GupShup uses text messaging to connect its 35 million users in a country where more Indians have text-message-ready mobile phones than access to the internet. The service ground to a halt earlier this week when the country's government banned bulk SMS (text messages) and MMS (picture or video messages).

The move does not include one-to-one messages between mobile subscribers.

Indian news outlets have reported that the ban -- a highly unusual and bold move for the world's largest democracy -- was called to prevent groups from using mobile messages to organize riots or provoke violence ahead of a controversial court ruling that pits Muslims against Hindus.

As a result, GupShup is on track to lose 30% of it's monthly revenue, a "significant" sum, said Vishal Nongbet, the company's senior director and head of marketing. One telecom executive says the industry will lose Rs30 million, which is less than $1 million, according to The Economic Times.

"It's affected a lot of different parts of life," Mr. Nongbet said. "There are people who misuse bulk SMS, but the good uses of bulk SMS far outweigh the bad."

For now, GupShup has more monthly users in India than Facebook, which had 22 million unique visitors in India in August and is the country's fastest growing social network, according to ComScore. Part of that growth, though, is fueled by GupShup, which powers Facebook's mobile status updates. By comparison, Google's Orkut had 19 million users in India last month and Twitter had 3 million uniques.
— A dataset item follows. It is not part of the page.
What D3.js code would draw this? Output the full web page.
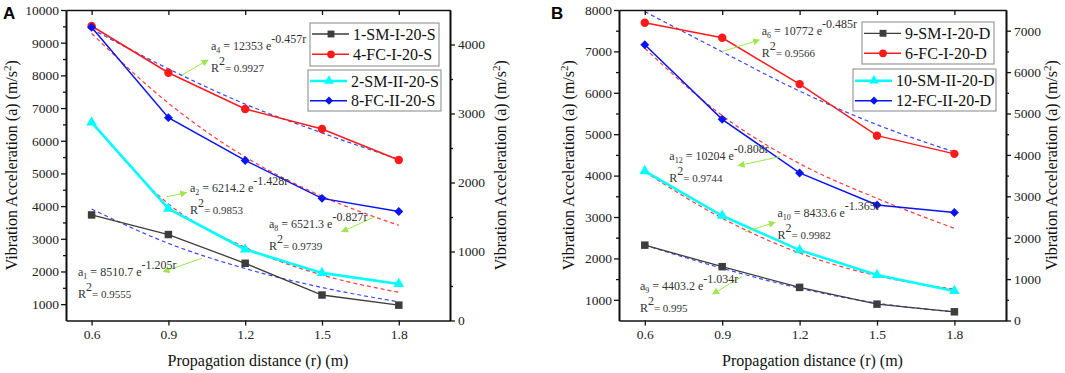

In addition to GupShup, a number of telecom businesses have also been caught in the crossfire of the SMS ban; in many parts of India, mobile is often the most accessible and widespread form of digital communication. Indians use text messaging for services ranging from banking to obtaining scores on school exams.

On Wednesday, the Indian Ministry of Communications and Information Technology banned bulk mobile messaging for 72 hours. The government contacted wireless carriers to cut the pipes for companies like GupShup that purchase bandwidth for bulk messages. Today, the ministry extended the ban until Sept. 30, according to statements on the country's Press Information Bureau website.

The ban came days before the Indian court was expected to rule on a decades-old case that has embodied religious tensions in India. The city of Ayodhya, hundreds of miles east of New Dehli, is home to a government-owned site claimed by both Hindu and Muslim groups. Hindus maintain the site, where the ancient Babri Mosque once stood, is also the birthplace of god Rama. Both groups have petitioned the court to build their own house of worship. The decision has since been delayed.

When Hindu groups demolished the mosque in 1992, religious riots ensued that some news outlets have deemed the worst since the partition of India and Pakistan in 1947.